The Government allowed independent non-NPF candidates to run for a limited allotment of seats in the 250 member People's Council. The allotment of non-NPF deputies was 83, ensuring a permanent absolute majority for the Ba'th Party dominated NPF. Elections for the 250 seats in the People's Council took place in March 2003. The election could not be characterized as free and fair because the majority of the seats in the People's Council were reserved for members of the ruling National Progressive Front, and the government approved all candidates.
In 2012, the country held parliamentary elections, and in 2014, there was a presidential poll. The 2012 vote was the first since the ruling Ba’ath Party came to power in 1972 that allowed non-Ba’athist candidates to run - a reform highlighted by the regime, which said the introduction of a multi-party contest was an historic step. In 2012 most of the 250 parliamentarians elected were Assad supporters, either Ba’ath members or of groups aligned with the ruling party. In that election the Ba'ath party and its allies won 168 seats in the 250-seat legislature. The opposition received just six seats with the remainder going to non-partisan farmers and laborers, most considered regime placemen.
The Syrian electoral commission announced 16 April 2016 that the National Unity coalition, comprising the ruling party and its allies, had won 200 of the 250 seats at the People's Assembly (Majlis al-Sha'ab). "Out of 8,834,994 eligible voters, more than five million cast their votes," commission head Hisham al-Sha'ar was quoted as saying. The figure was equal to 57.56 percent.
2017 - Presidential Elections
The the International Syria Support Group (ISSG) envisions presidential election and a new round of parliamentary elections in the October 2017 timeframe.
UN Special Envoy for Syria Staffan de Mistura said 11 March 2016 that reaching an agreement on a new all-inclusive government would be one of the key points during upcoming peace talks in Geneva. "The most important point is the three-point agenda, which has been defined by the Security Council and which the Russian Federation adopted, too, which is resolution 2254. The first one is an all-inclusive new government," de Mistura said in an interview.
“The second one is a new constitution and the third one is new elections in 18 months from the beginning of the talks, so from the 14th of this month, to provide both parliamentarian and presidential elections and the UN supervision in 18 months. So my hope is that we may progress, on paper or not on paper, but to progress on, at least, on the first item during the first phase of these talks,” de Mistura said.
On 31 March 2016, Assad raised the possibility of holding an early snap presidential election, too, telling a Russian media outlet that he was ready to do so, if the Syrian people wanted it. "This depends on the Syrian people’s stance, on whether there is a popular will to hold early presidential elections,” he said.
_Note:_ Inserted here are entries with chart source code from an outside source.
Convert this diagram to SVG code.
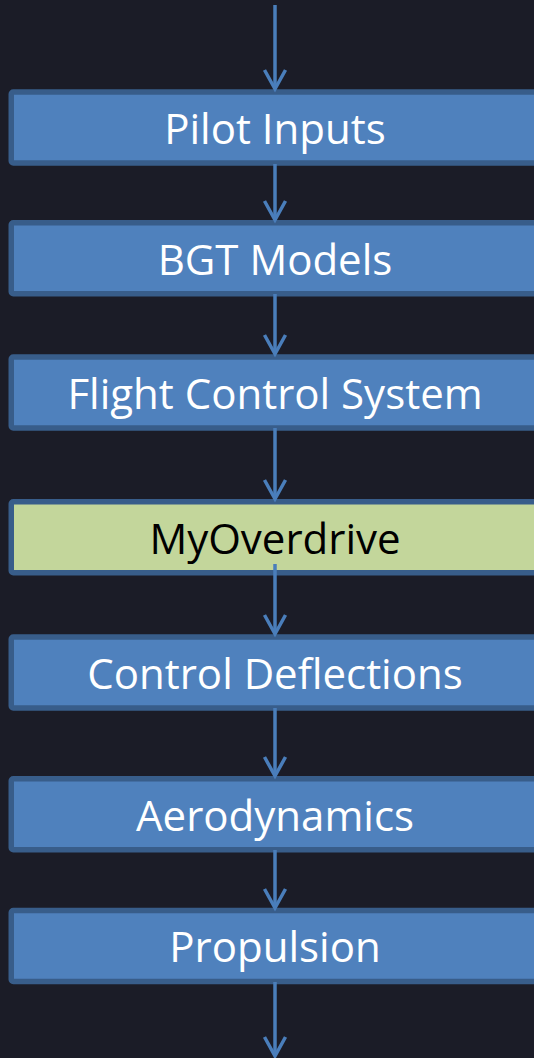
<svg xmlns="http://www.w3.org/2000/svg" width="534" height="1058" viewBox="0 0 534 1058">
<defs>
<style>
.bg{fill:#1b1c27}
.box{fill:#4f81bd;stroke:#385d8a;stroke-width:5.5}
.green{fill:#c3d69b;stroke:#385d8a;stroke-width:5.5}
.lbl{font-family:"Open Sans","Noto Sans",sans-serif;font-size:42px;fill:#ffffff;text-anchor:middle}
.dark{fill:#000000}
.conn{stroke:#4a7ebb;stroke-width:3.5;fill:none;marker-end:url(#arr)}
</style>
<marker id="arr" markerUnits="userSpaceOnUse" markerWidth="28" markerHeight="28" viewBox="-24 -14 28 28" refX="0" refY="0" orient="auto" overflow="visible">
<path d="M-19,-10.5 L0,0 L-19,10.5" fill="none" stroke="#4a7ebb" stroke-width="3.5" stroke-linejoin="miter"/>
</marker>
</defs>
<rect class="bg" x="0" y="0" width="534" height="1058"/>
<g id="pilot-inputs">
<rect class="box" x="11.25" y="92" width="540" height="71" rx="2"/>
<text class="lbl" x="275" y="144">Pilot Inputs</text>
</g>
<g id="bgt-models">
<rect class="box" x="11.25" y="222.75" width="540" height="71" rx="2"/>
<text class="lbl" x="275" y="275">BGT Models</text>
</g>
<g id="flight-control-system">
<rect class="box" x="11.25" y="357" width="540" height="71" rx="2"/>
<text class="lbl" x="275" y="409">Flight Control System</text>
</g>
<g id="myoverdrive">
<rect class="green" x="11.25" y="501.75" width="540" height="71" rx="2"/>
<text class="lbl dark" x="275" y="554">MyOverdrive</text>
</g>
<g id="control-deflections">
<rect class="box" x="11.25" y="637" width="540" height="71" rx="2"/>
<text class="lbl" x="275" y="689">Control Deflections</text>
</g>
<g id="aerodynamics">
<rect class="box" x="11.25" y="778.75" width="540" height="71" rx="2"/>
<text class="lbl" x="275" y="831">Aerodynamics</text>
</g>
<g id="propulsion">
<rect class="box" x="11.25" y="910.5" width="540" height="71" rx="2"/>
<text class="lbl" x="275" y="962">Propulsion</text>
</g>
<g id="connectors">
<line class="conn" x1="275" y1="5" x2="275" y2="89"/>
<line class="conn" x1="275" y1="164" x2="275" y2="220"/>
<line class="conn" x1="275" y1="294" x2="275" y2="354"/>
<line class="conn" x1="275" y1="428" x2="275" y2="499"/>
<line class="conn" x1="275" y1="564" x2="275" y2="634"/>
<line class="conn" x1="275" y1="708" x2="275" y2="776"/>
<line class="conn" x1="275" y1="850" x2="275" y2="908"/>
<line class="conn" x1="275" y1="982" x2="275" y2="1056"/>
</g>
</svg>
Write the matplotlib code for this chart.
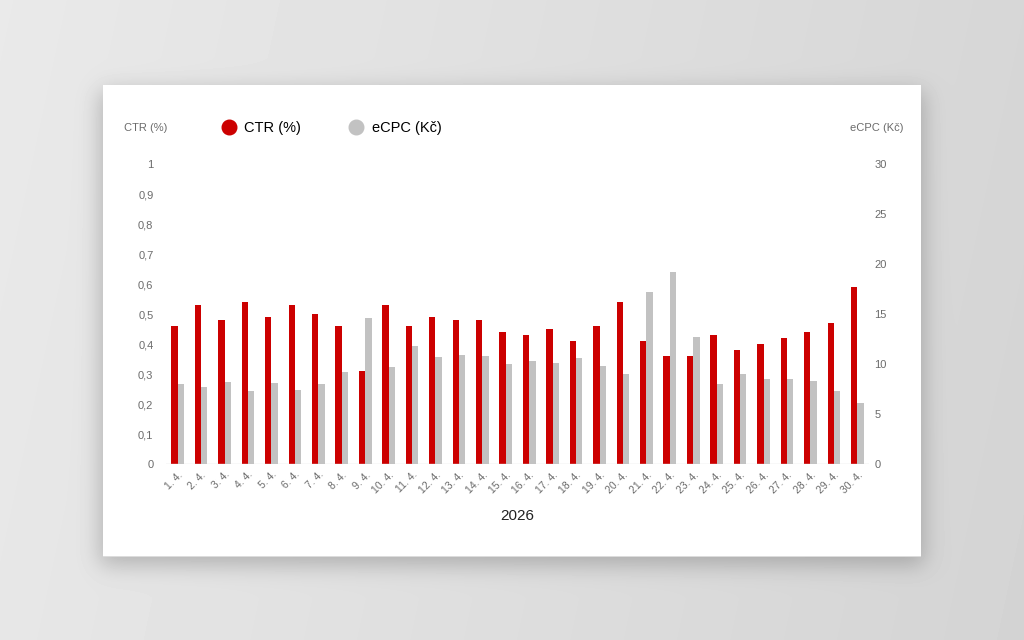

Assad didn’t explain how that “popular will” would be communicated.
The Syrian leader emphasized that snap presidential elections were not a part of the current political process. "It has been proposed to hold parliamentary elections after the new constitution [has been adopted]. These elections will show the balance of powers on the political arena. Then, a new government will be formed in accordance with the representation of political forces in the new parliament… As for presidential elections, that is a an entirely different issue," Assad said.